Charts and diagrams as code
— Start —
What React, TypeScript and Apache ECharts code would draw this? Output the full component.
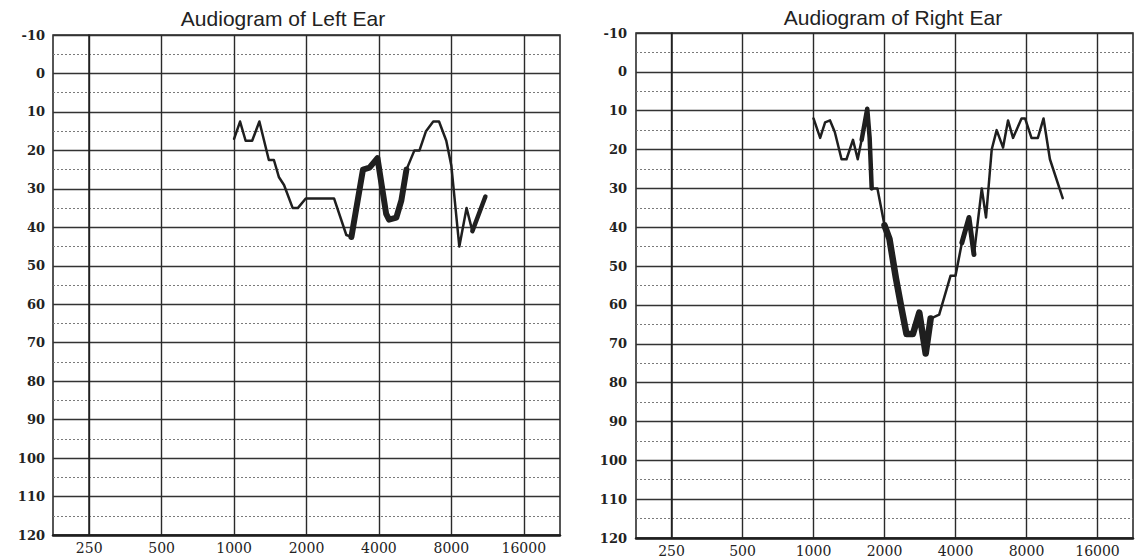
import React, { useEffect, useRef } from "react";
import * as echarts from "echarts";

// Frequency tick labels (Hz) and hearing-level range (dB)
const X_TICK_FREQS = [250, 500, 1000, 2000, 4000, 8000, 16000];
const DB_MIN = -10;
const DB_MAX = 120;

// Left ear trace
const LEFT_FREQ = [1000, 1059, 1117, 1189, 1274, 1395, 1464, 1537, 1613, 1753, 1840, 1986, 2603, 2928, 3074, 3434, 3655, 3944, 4287, 4407, 4724, 4959, 5205, 5618, 5897, 6276, 6727, 7110, 7621, 8000, 8634, 9254, 9781, 10267, 11081];
const LEFT_DB = [17, 12.5, 17.5, 17.5, 12.5, 22.5, 22.5, 27, 29, 35, 35, 32.5, 32.5, 42, 42.5, 25, 24.5, 22, 36.5, 38, 37.5, 33, 25, 20, 20, 15, 12.5, 12.5, 17.5, 24, 45, 35, 41, 37.5, 32];
const LEFT_HEAVY = [[3074, 5205], [9781, 11081]];

// Right ear trace
const RIGHT_FREQ = [1000, 1067, 1120, 1175, 1231, 1315, 1380, 1470, 1540, 1600, 1690, 1730, 1765, 1866, 2000, 2099, 2234, 2346, 2480, 2639, 2809, 2990, 3138, 3411, 3810, 4000, 4257, 4563, 4790, 5169, 5389, 5696, 5979, 6364, 6680, 7013, 7621, 7890, 8398, 8938, 9448, 10056, 11391];
const RIGHT_DB = [12, 17, 13, 12.5, 15.5, 22.5, 22.5, 17.5, 22.5, 17.5, 9.5, 17, 30, 30, 39.5, 43, 53, 60, 67.5, 67.5, 62, 72.5, 63.5, 62.5, 52.5, 52.5, 44, 37.5, 47, 30, 37.5, 20, 15, 19.5, 12.5, 17, 12, 12, 17, 17, 12, 22.5, 32.5];
const RIGHT_HEAVY = [[1600, 1765], [2000, 3138], [4257, 4790]];

const oct = (f: number) => Math.log2(f / X_TICK_FREQS[0]);

function pts(freqs: number[], dbs: number[], lo = -Infinity, hi = Infinity) {
  const out: number[][] = [];
  freqs.forEach((f, i) => {
    if (f >= lo && f <= hi) out.push([oct(f), dbs[i]]);
  });
  return out;
}

const INK = "#1f1f1f";

function xAxisFor(gridIndex: number) {
  return {
    type: "value",
    gridIndex,
    min: -0.5,
    max: 6.5,
    interval: 0.5,
    axisLine: { show: true, onZero: false, lineStyle: { color: INK, width: 2.5 } },
    axisTick: { show: false },
    axisLabel: {
      margin: 6,
      color: "#222",
      fontFamily: "DejaVu Serif",
      fontSize: 14,
      formatter: (v: number) => {
        const k = Math.round(v);
        return Math.abs(v - k) < 1e-6 && k >= 0 && k < X_TICK_FREQS.length ? String(X_TICK_FREQS[k]) : "";
      },
    },
    splitLine: { show: true, lineStyle: { color: ["rgba(0,0,0,0)", "#2a2a2a"], width: 1.4 } },
  };
}

function yAxisFor(gridIndex: number, margin: number) {
  return {
    type: "value",
    gridIndex,
    inverse: true,
    min: DB_MIN,
    max: DB_MAX,
    interval: 10,
    axisLine: { show: true, lineStyle: { color: INK, width: 1.5 } },
    axisTick: { show: false },
    axisLabel: {
      margin,
      color: "#222",
      fontFamily: "DejaVu Serif",
      fontWeight: "bold",
      fontSize: 13,
    },
    splitLine: { show: true, lineStyle: { color: "#333", width: 1.3 } },
    minorTick: { show: false, splitNumber: 2 },
    minorSplitLine: { show: true, lineStyle: { color: "#7a7a7a", width: 1, type: [2, 2] } },
  };
}

function seriesFor(idx: number, freqs: number[], dbs: number[], heavy: number[][], widths: number[]) {
  const list: any[] = [
    {
      type: "line",
      xAxisIndex: idx,
      yAxisIndex: idx,
      data: pts(freqs, dbs),
      showSymbol: false,
      symbol: "none",
      lineStyle: { color: INK, width: 2.5, join: "round", cap: "round" },
      silent: true,
    },
  ];
  heavy.forEach(([lo, hi], j) => {
    list.push({
      type: "line",
      xAxisIndex: idx,
      yAxisIndex: idx,
      data: pts(freqs, dbs, lo, hi),
      showSymbol: false,
      symbol: "none",
      lineStyle: { color: INK, width: widths[j], join: "round", cap: "round" },
      silent: true,
    });
  });
  return list;
}

export default function App() {
  const ref = useRef<HTMLDivElement>(null);
  useEffect(() => {
    if (!ref.current) return;
    const chart = echarts.init(ref.current, null, { renderer: "svg" });
    chart.setOption({
      animation: false,
      backgroundColor: "#ffffff",
      title: [
        {
          text: "Audiogram of Left Ear",
          left: 283,
          top: 8,
          padding: 0,
          textAlign: "center",
          textStyle: { fontFamily: "Liberation Sans", fontSize: 21, fontWeight: "normal", color: "#222" },
        },
        {
          text: "Audiogram of Right Ear",
          left: 893,
          top: 7,
          padding: 0,
          textAlign: "center",
          textStyle: { fontFamily: "Liberation Sans", fontSize: 21, fontWeight: "normal", color: "#222" },
        },
      ],
      grid: [
        { left: 53, top: 35, width: 507, height: 500, show: true, borderColor: INK, borderWidth: 1.5 },
        { left: 636, top: 33, width: 504, height: 506, show: true, borderColor: INK, borderWidth: 1.5 },
      ],
      xAxis: [xAxisFor(0), xAxisFor(1)],
      yAxis: [yAxisFor(0, 8), yAxisFor(1, 9)],
      series: [
        ...seriesFor(0, LEFT_FREQ, LEFT_DB, LEFT_HEAVY, [6, 4.5]),
        ...seriesFor(1, RIGHT_FREQ, RIGHT_DB, RIGHT_HEAVY, [4.5, 6.5, 5]),
      ],
    });
    return () => chart.dispose();
  }, []);
  return (
    <div
      ref={ref}
      style={{ position: "fixed", left: 0, top: 0, width: 1136, height: 558, background: "#fff" }}
    />
  );
}
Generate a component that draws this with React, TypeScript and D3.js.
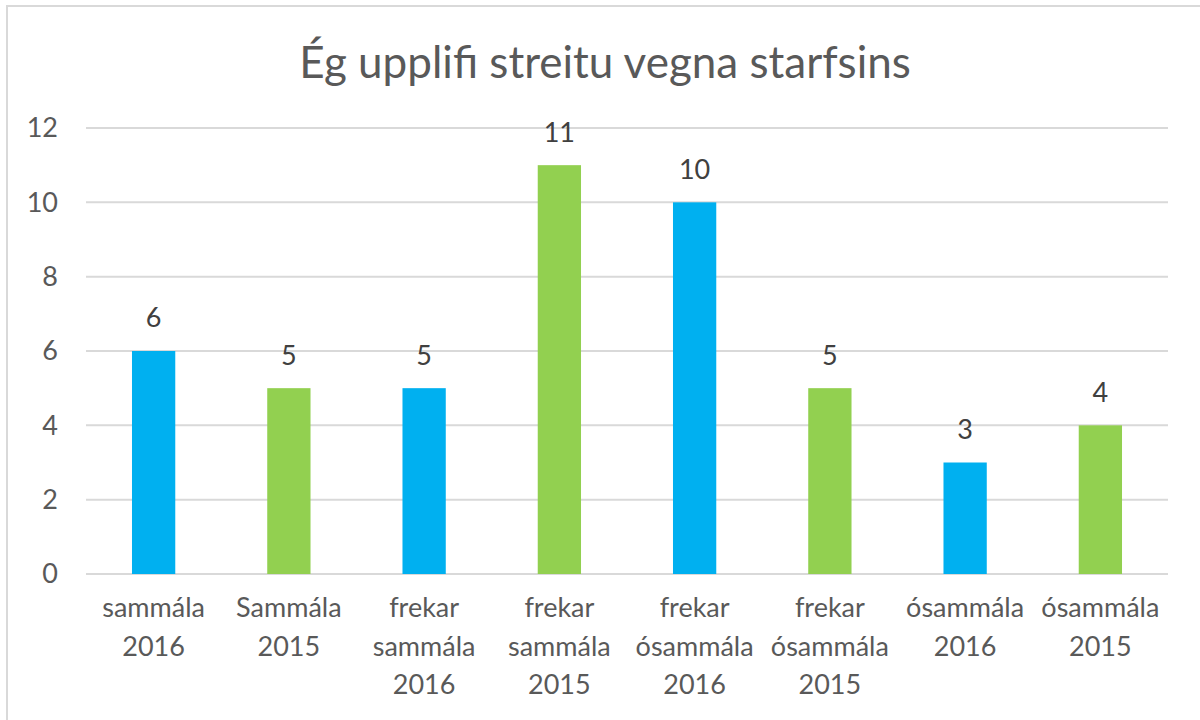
import React, { useEffect, useRef } from 'react';
import * as d3 from 'd3';

const title = 'Ég upplifi streitu vegna starfsins';
const categories = [
  ['sammála', '2016'],
  ['Sammála', '2015'],
  ['frekar', 'sammála', '2016'],
  ['frekar', 'sammála', '2015'],
  ['frekar', 'ósammála', '2016'],
  ['frekar', 'ósammála', '2015'],
  ['ósammála', '2016'],
  ['ósammála', '2015'],
];
const values = [6, 5, 5, 11, 10, 5, 3, 4];
const yTicks = [0, 2, 4, 6, 8, 10, 12];
const barColors = ['#00B0F0', '#92D050'];

const W = 1200;
const H = 720;
const FONT = 'Lato, "Noto Sans", sans-serif';

const App: React.FC = () => {
  const svgRef = useRef<SVGSVGElement>(null);

  useEffect(() => {
    document.body.style.margin = '0';
    if (!svgRef.current) return;
    const svg = d3.select(svgRef.current);
    svg.selectAll('*').remove();

    const margin = { left: 86, right: 32, top: 128, bottom: 146 };

    // chart frame
    svg.append('rect')
      .attr('x', 7).attr('y', 6)
      .attr('width', W + 10).attr('height', H + 10)
      .attr('fill', '#fff')
      .attr('stroke', '#d9d9d9')
      .attr('stroke-width', 2);

    svg.append('text')
      .attr('x', 605).attr('y', 63)
      .attr('dy', '0.35em')
      .attr('text-anchor', 'middle')
      .style('font-family', FONT)
      .style('font-size', '44px')
      .attr('fill', '#595959')
      .text(title);

    const x = d3.scaleBand<number>()
      .domain(d3.range(values.length))
      .range([margin.left, W - margin.right])
      .paddingInner(0.68)
      .paddingOuter(0.34);

    const y = d3.scaleLinear()
      .domain([0, 12])
      .range([H - margin.bottom, margin.top]);

    // gridlines
    svg.append('g')
      .selectAll('line')
      .data(yTicks)
      .join('line')
      .attr('x1', margin.left)
      .attr('x2', W - margin.right)
      .attr('y1', d => y(d))
      .attr('y2', d => y(d))
      .attr('stroke', '#d9d9d9')
      .attr('stroke-width', 2);

    // y tick labels
    svg.append('g')
      .selectAll('text')
      .data(yTicks)
      .join('text')
      .attr('x', 58)
      .attr('y', d => y(d))
      .attr('dy', '0.35em')
      .attr('text-anchor', 'end')
      .style('font-family', FONT)
      .style('font-size', '27px')
      .attr('fill', '#595959')
      .text(d => d);

    // bars
    svg.append('g')
      .selectAll('rect')
      .data(values)
      .join('rect')
      .attr('x', (_, i) => x(i)!)
      .attr('width', x.bandwidth())
      .attr('y', d => y(d))
      .attr('height', d => y(0) - y(d))
      .attr('fill', (_, i) => barColors[i % 2]);

    // value labels
    svg.append('g')
      .selectAll('text')
      .data(values)
      .join('text')
      .attr('x', (_, i) => x(i)! + x.bandwidth() / 2)
      .attr('y', d => y(d) - 33)
      .attr('dy', '0.35em')
      .attr('text-anchor', 'middle')
      .style('font-family', FONT)
      .style('font-size', '27px')
      .attr('fill', '#404040')
      .text(d => d);

    // category labels
    const step = x.step();
    svg.append('g')
      .selectAll('text')
      .data(categories)
      .join('text')
      .attr('x', (_, i) => margin.left + step * (i + 0.5))
      .attr('y', 608)
      .attr('text-anchor', 'middle')
      .style('font-family', FONT)
      .style('font-size', '27px')
      .attr('fill', '#595959')
      .each(function (lines) {
        const t = d3.select(this);
        const cx = t.attr('x');
        lines.forEach((ln, j) => {
          t.append('tspan').attr('x', cx).attr('dy', j === 0 ? '0.35em' : '38.5px').text(ln);
        });
      });
  }, []);

  return <svg ref={svgRef} width={W} height={H} style={{ display: 'block' }} />;
};

export default App;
— End —
> _Goal of the exercise_
Include the first line of the records, the line containing "const DB_MAX = 120;", and every line between them, repeated exactly. Skip the pictures.

> _Task response_
What React, TypeScript and Apache ECharts code would draw this? Output the full component.
import React, { useEffect, useRef } from "react";
import * as echarts from "echarts";

// Frequency tick labels (Hz) and hearing-level range (dB)
const X_TICK_FREQS = [250, 500, 1000, 2000, 4000, 8000, 16000];
const DB_MIN = -10;
const DB_MAX = 120;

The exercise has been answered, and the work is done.